The five-member team was led by Mr Ahmad Shah Amarkhil, Head of Forest Rehabilitation and Expansion,Ministry of Agriculture, Irrigation and Livestock (MAIL), Afghanistan. Other members of the team included forestry officials from MAIL and the provinces of Kabul, Bagdis, and Kunar and an official in charge of climate change issues from the Afghanistan Ministry of Foreign Affairs. During the visit, the team visited ICIMOD’s headquarters and Godavari Knowledge Park, the Ministry of Forest and Soil Conservation, the Federation of Community Forestry User Groups Nepal (FECOFUN), and communities in Dulikhel. The team also interacted with ICIMOD professionals, government officials, local NGO staff, and local community members on a wide range of issues related to community-based forestry management.
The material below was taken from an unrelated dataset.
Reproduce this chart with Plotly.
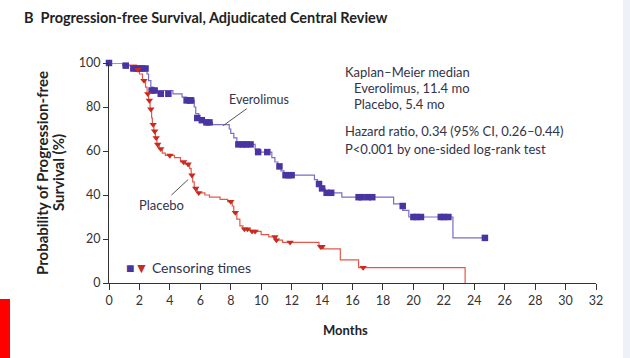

At ICIMOD, experts presented on the REDD+ mechanism and how ICIMOD is supporting member countries to access REDD+ funds. They also discussed with the team the possibility of initiating similar activities in Afghanistan.

At the end of the visit, the participants said that they were impressed by the involvement of local communities and the adoption of democratic mechanisms in the management of forest resources in Nepal. They said that the visit had greatly increased their knowledge of the concepts and practices involved in community-based forestry management.